Like @Tatarize I have other kettles on the boil, but information for anyone else interested in this project…
attiny84: 20Mhz clock, 8K flash instruction memory, 512 bytes sram data, 5V, pretty robust I/O, only slightly more expensive than dirt ($1-$2 in onesies)
ESP32: 72MHz clock, dual core, wifi and bluetooth, 3.3V, GPIOs reported sometimes 5V tolerant but don’t count on it, 0.5MB SRAM, several MB (several variants in different sizes) flash memory for program, roughly the same price as the attiny84. ($1 for the chip, $2-$4 for the board with flash and wifi antenna, $8-20 for complete dev boards depending on desired functionality; $20 gets you a built-in display and battery controller.) WiFi is better isolated than the best USB cables you can buy! And the API is well documented, supported, and robust; it’s done by sprite_tm (famous for, among other things, installing Linux on his hard drive. Not installing Linux on his computer’s hard drive. I mean, running Linux on the controller on a hard drive… Then for using the ESP32 to make a mini mac. But I digress.)
The atttiny is available in a through-hole part and is easy to solder, whereas the ESP32 boards are 2mm castellated boards and thus slightly more fiddly to solder.

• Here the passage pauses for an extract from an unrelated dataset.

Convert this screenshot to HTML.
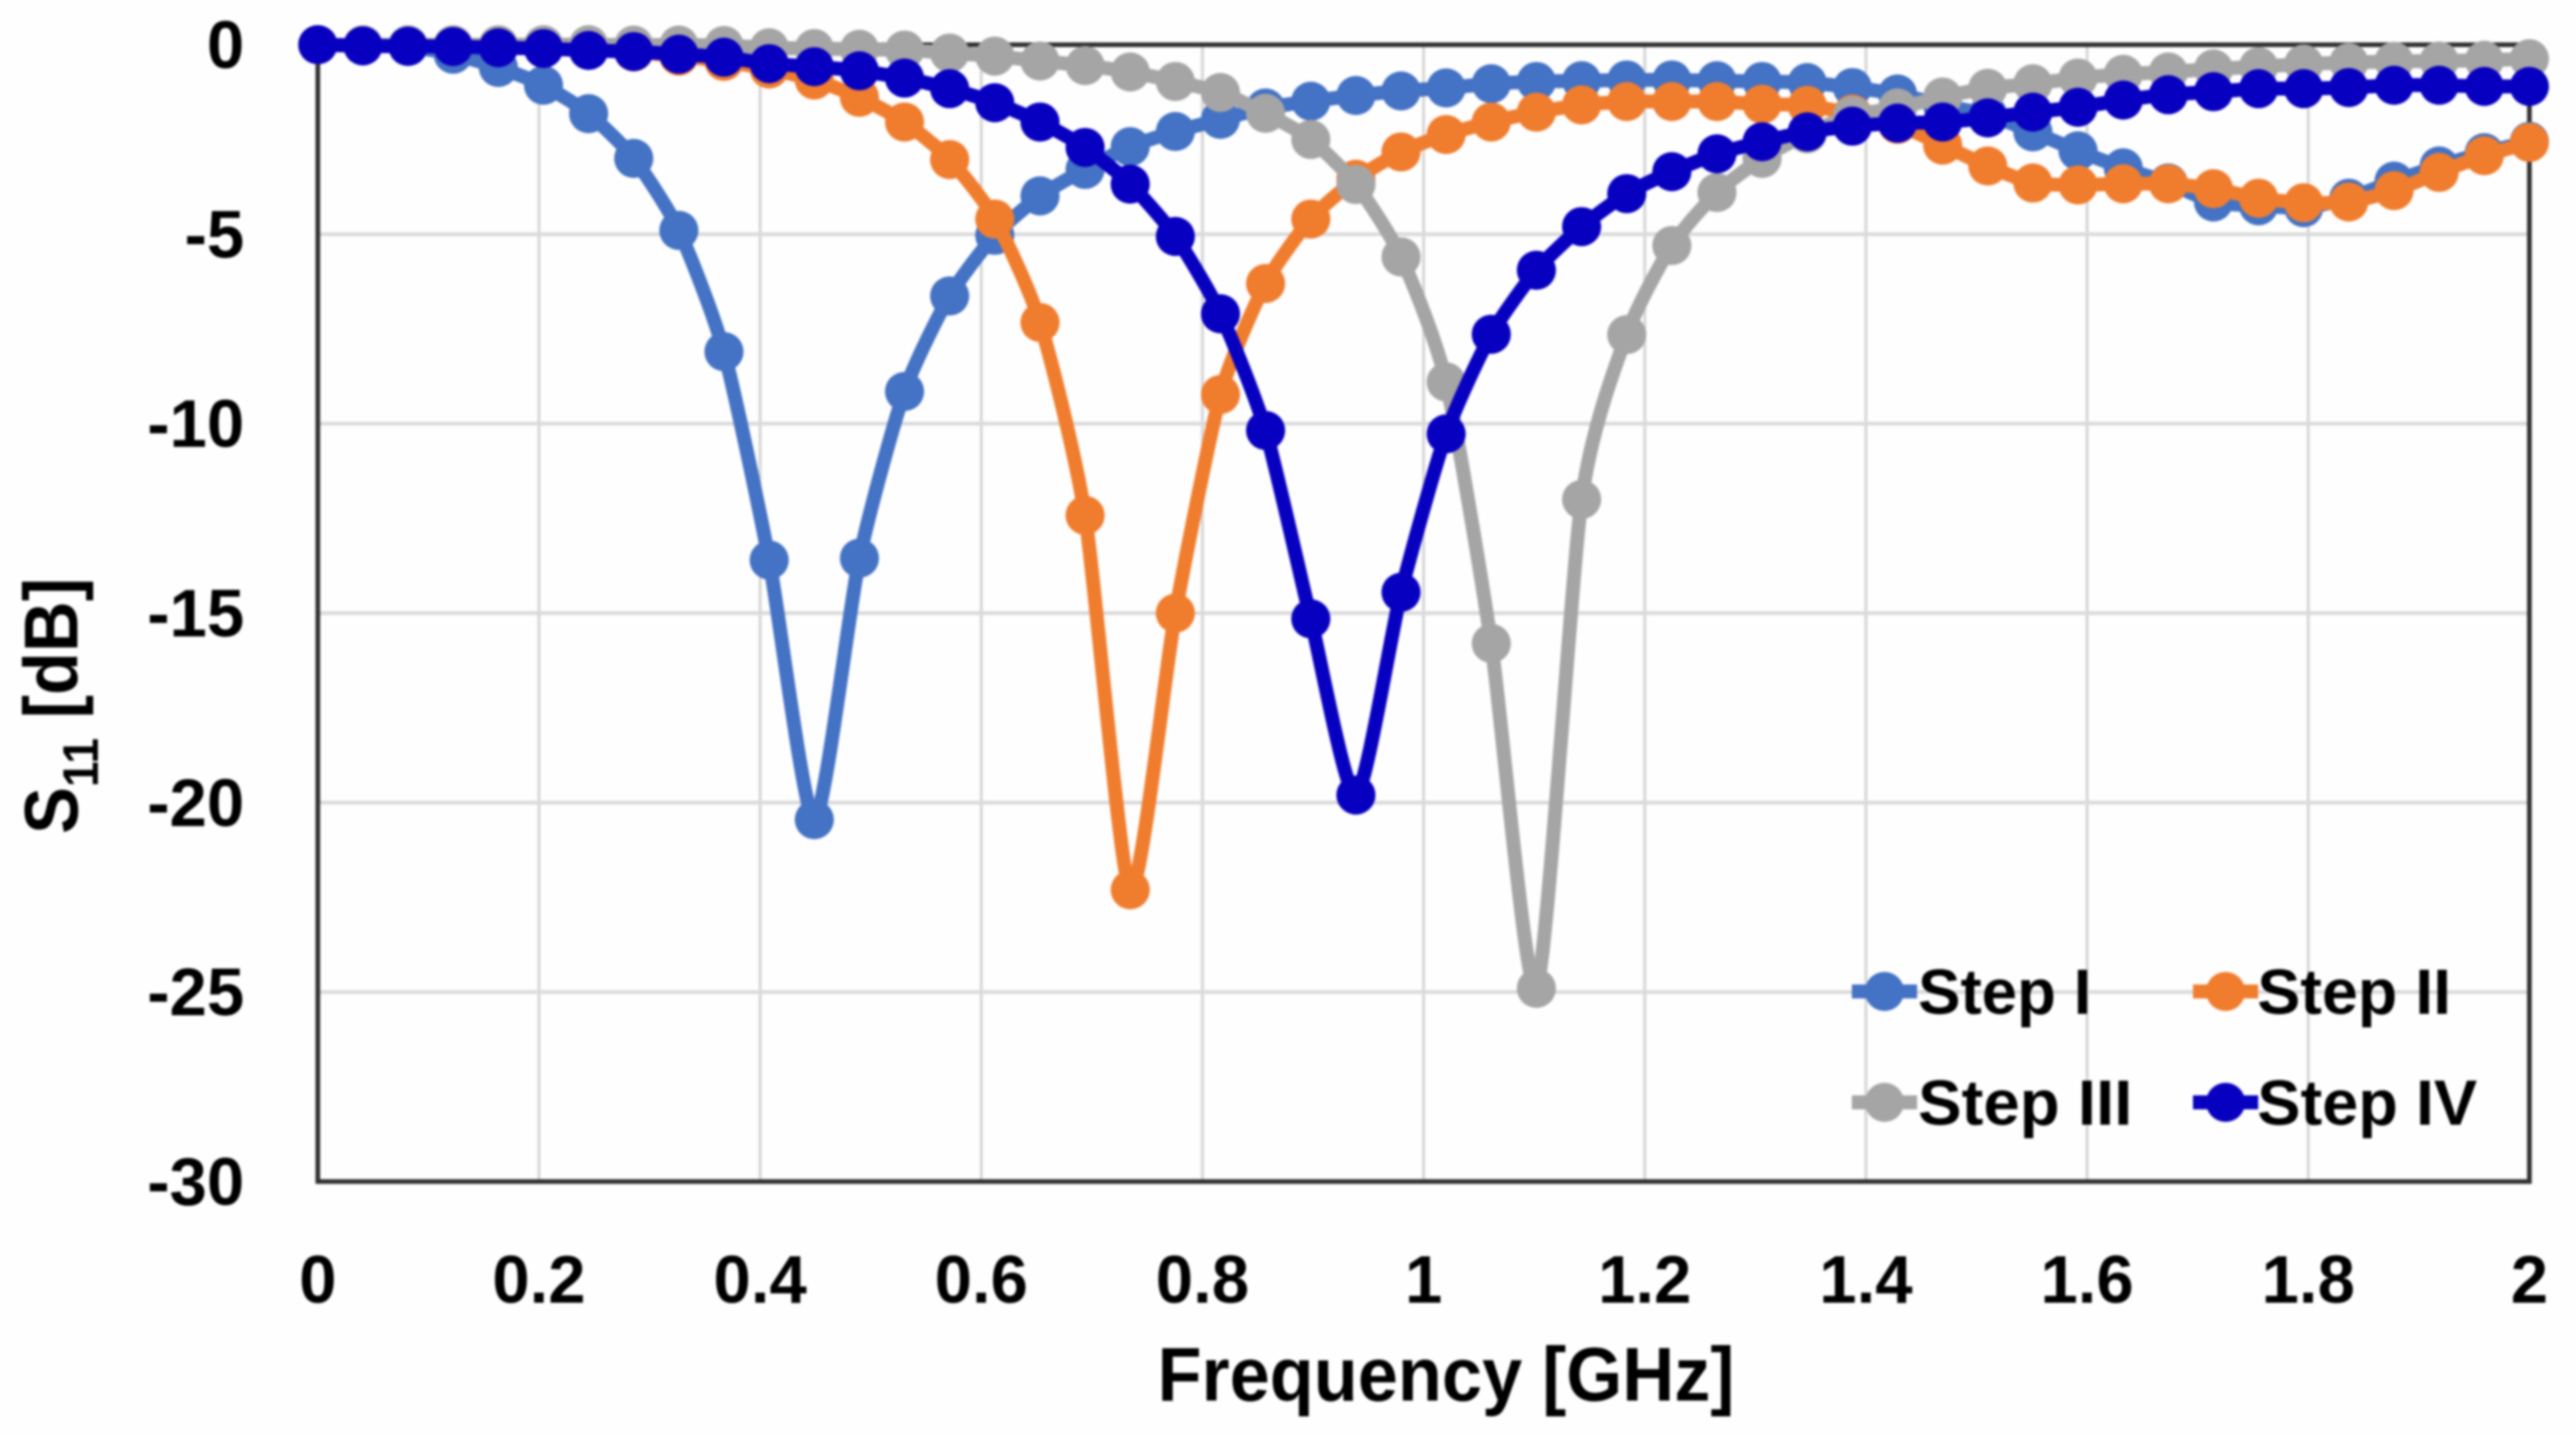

Sadly 99 out of 100 tutorials for getting started with the attiny84 show how to use arduino for it, but I think this is one of those things that would be clearer and simpler with pure C and leaving out the weight of the whole C++ framework. Here’s a blog post with starting example:
I’d still go with ESP32, myself. The ESP32-WROOM-32 is less than $3 from mouser, and still only $4 from digikey. $10 gives you a breakout board with USB on it for programming. Cheaper than arduino.
I think that except for the schmitt trigger, this board from Bart Dring already has everything you want — takes a $10 board, and uses trinamic drivers which are frankly awesome. I’d see whether the schmitt trigger is necessary before adding it.
So if anyone finds this idea interesting, there’s an ideal platform for it! You could reduce the cost substantially by integrating the ESP32-WROOM-32 and stepper driver chips directly instead of building on dev board and step sticks, but it’s already pretty cheap.